● **Goal of the exercise**
Drop the images; return everything else in the listing below exactly.

● **Data block**
-------------------------

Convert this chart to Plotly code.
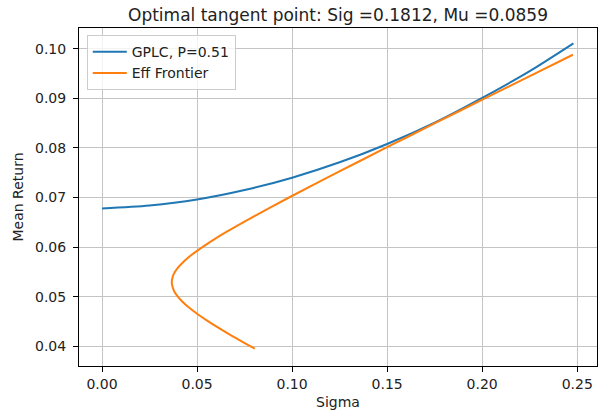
import plotly.graph_objects as go

# GPLC curve
gplc_sigma = [0.000, 0.025, 0.050, 0.075, 0.100, 0.125, 0.150, 0.175, 0.200, 0.225, 0.248]
gplc_mu = [0.0678, 0.0684, 0.0696, 0.0715, 0.0740, 0.0771, 0.0808, 0.0851, 0.0901, 0.0955, 0.1011]

# Efficient frontier
eff_mu = [0.0395, 0.0420, 0.0435, 0.0450, 0.0465, 0.0480, 0.0490, 0.0500, 0.0510, 0.0520, 0.0529,
          0.0540, 0.0550, 0.0560, 0.0570, 0.0580, 0.0600, 0.0615, 0.0630, 0.0660, 0.0700,
          0.0750, 0.0800, 0.0850, 0.0900, 0.0950, 0.0988]
eff_sigma = [0.0804, 0.0688, 0.0622, 0.0559, 0.0502, 0.0451, 0.0422, 0.0399, 0.0381, 0.0371, 0.0367,
             0.0372, 0.0384, 0.0403, 0.0428, 0.0457, 0.0528, 0.0588, 0.0652, 0.0790, 0.0984,
             0.1236, 0.1492, 0.1752, 0.2014, 0.2277, 0.2477]

title_text = "Optimal tangent point: Sig =0.1812, Mu =0.0859"
x_ticks = [0.00, 0.05, 0.10, 0.15, 0.20, 0.25]
y_ticks = [0.04, 0.05, 0.06, 0.07, 0.08, 0.09, 0.10]

FONT = "DejaVu Sans"

fig = go.Figure()
fig.add_trace(go.Scatter(x=gplc_sigma, y=gplc_mu, mode="lines", name="GPLC, P=0.51",
                         line=dict(color="#1f77b4", width=2, shape="spline", smoothing=0.8),
                         legendgroup="a"))
fig.add_trace(go.Scatter(x=eff_sigma, y=eff_mu, mode="lines", name="Eff Frontier",
                         line=dict(color="#ff7f0e", width=2, shape="spline", smoothing=0.8),
                         legendgroup="b"))

axis_common = dict(
    showline=True, linecolor="black", linewidth=1, mirror=True,
    ticks="outside", ticklen=5, tickwidth=1, tickcolor="black",
    showgrid=True, gridcolor="#c4c4c4", gridwidth=1, zeroline=False,
    tickfont=dict(family=FONT, size=14, color="#222"),
)

fig.update_layout(
    width=607, height=418,
    margin=dict(l=79, r=10, t=28, b=52),
    paper_bgcolor="white", plot_bgcolor="white",
    font=dict(family=FONT, size=14, color="#222"),
    title=dict(text=title_text, x=0.5, xref="paper", xanchor="center",
               y=1, yref="paper", yanchor="bottom", pad=dict(b=7),
               font=dict(family=FONT, size=17, color="#222")),
    xaxis=dict(range=[-0.0121, 0.2604], tickvals=x_ticks, tickformat=".2f",
               title=dict(text="Sigma", standoff=6, font=dict(family=FONT, size=14, color="#222")),
               **axis_common),
    yaxis=dict(range=[0.0360, 0.1042], tickvals=y_ticks, tickformat=".2f",
               title=dict(text="Mean Return", standoff=8, font=dict(family=FONT, size=14, color="#222")),
               ticklabelstandoff=4,
               **axis_common),
    showlegend=True,
    legend=dict(x=0.015, y=0.979, xanchor="left", yanchor="top",
                bgcolor="rgba(255,255,255,0.8)", bordercolor="#cccccc", borderwidth=1,
                font=dict(family=FONT, size=14, color="#222"),
                itemwidth=34, tracegroupgap=0),
)

fig.write_html("out.html")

-------------------------

● **Exercise response**
Convert this chart to Plotly code.
import plotly.graph_objects as go

# GPLC curve
gplc_sigma = [0.000, 0.025, 0.050, 0.075, 0.100, 0.125, 0.150, 0.175, 0.200, 0.225, 0.248]
gplc_mu = [0.0678, 0.0684, 0.0696, 0.0715, 0.0740, 0.0771, 0.0808, 0.0851, 0.0901, 0.0955, 0.1011]

# Efficient frontier
eff_mu = [0.0395, 0.0420, 0.0435, 0.0450, 0.0465, 0.0480, 0.0490, 0.0500, 0.0510, 0.0520, 0.0529,
          0.0540, 0.0550, 0.0560, 0.0570, 0.0580, 0.0600, 0.0615, 0.0630, 0.0660, 0.0700,
          0.0750, 0.0800, 0.0850, 0.0900, 0.0950, 0.0988]
eff_sigma = [0.0804, 0.0688, 0.0622, 0.0559, 0.0502, 0.0451, 0.0422, 0.0399, 0.0381, 0.0371, 0.0367,
             0.0372, 0.0384, 0.0403, 0.0428, 0.0457, 0.0528, 0.0588, 0.0652, 0.0790, 0.0984,
             0.1236, 0.1492, 0.1752, 0.2014, 0.2277, 0.2477]

title_text = "Optimal tangent point: Sig =0.1812, Mu =0.0859"
x_ticks = [0.00, 0.05, 0.10, 0.15, 0.20, 0.25]
y_ticks = [0.04, 0.05, 0.06, 0.07, 0.08, 0.09, 0.10]

FONT = "DejaVu Sans"

fig = go.Figure()
fig.add_trace(go.Scatter(x=gplc_sigma, y=gplc_mu, mode="lines", name="GPLC, P=0.51",
                         line=dict(color="#1f77b4", width=2, shape="spline", smoothing=0.8),
                         legendgroup="a"))
fig.add_trace(go.Scatter(x=eff_sigma, y=eff_mu, mode="lines", name="Eff Frontier",
                         line=dict(color="#ff7f0e", width=2, shape="spline", smoothing=0.8),
                         legendgroup="b"))

axis_common = dict(
    showline=True, linecolor="black", linewidth=1, mirror=True,
    ticks="outside", ticklen=5, tickwidth=1, tickcolor="black",
    showgrid=True, gridcolor="#c4c4c4", gridwidth=1, zeroline=False,
    tickfont=dict(family=FONT, size=14, color="#222"),
)

fig.update_layout(
    width=607, height=418,
    margin=dict(l=79, r=10, t=28, b=52),
    paper_bgcolor="white", plot_bgcolor="white",
    font=dict(family=FONT, size=14, color="#222"),
    title=dict(text=title_text, x=0.5, xref="paper", xanchor="center",
               y=1, yref="paper", yanchor="bottom", pad=dict(b=7),
               font=dict(family=FONT, size=17, color="#222")),
    xaxis=dict(range=[-0.0121, 0.2604], tickvals=x_ticks, tickformat=".2f",
               title=dict(text="Sigma", standoff=6, font=dict(family=FONT, size=14, color="#222")),
               **axis_common),
    yaxis=dict(range=[0.0360, 0.1042], tickvals=y_ticks, tickformat=".2f",
               title=dict(text="Mean Return", standoff=8, font=dict(family=FONT, size=14, color="#222")),
               ticklabelstandoff=4,
               **axis_common),
    showlegend=True,
    legend=dict(x=0.015, y=0.979, xanchor="left", yanchor="top",
                bgcolor="rgba(255,255,255,0.8)", bordercolor="#cccccc", borderwidth=1,
                font=dict(family=FONT, size=14, color="#222"),
                itemwidth=34, tracegroupgap=0),
)

fig.write_html("out.html")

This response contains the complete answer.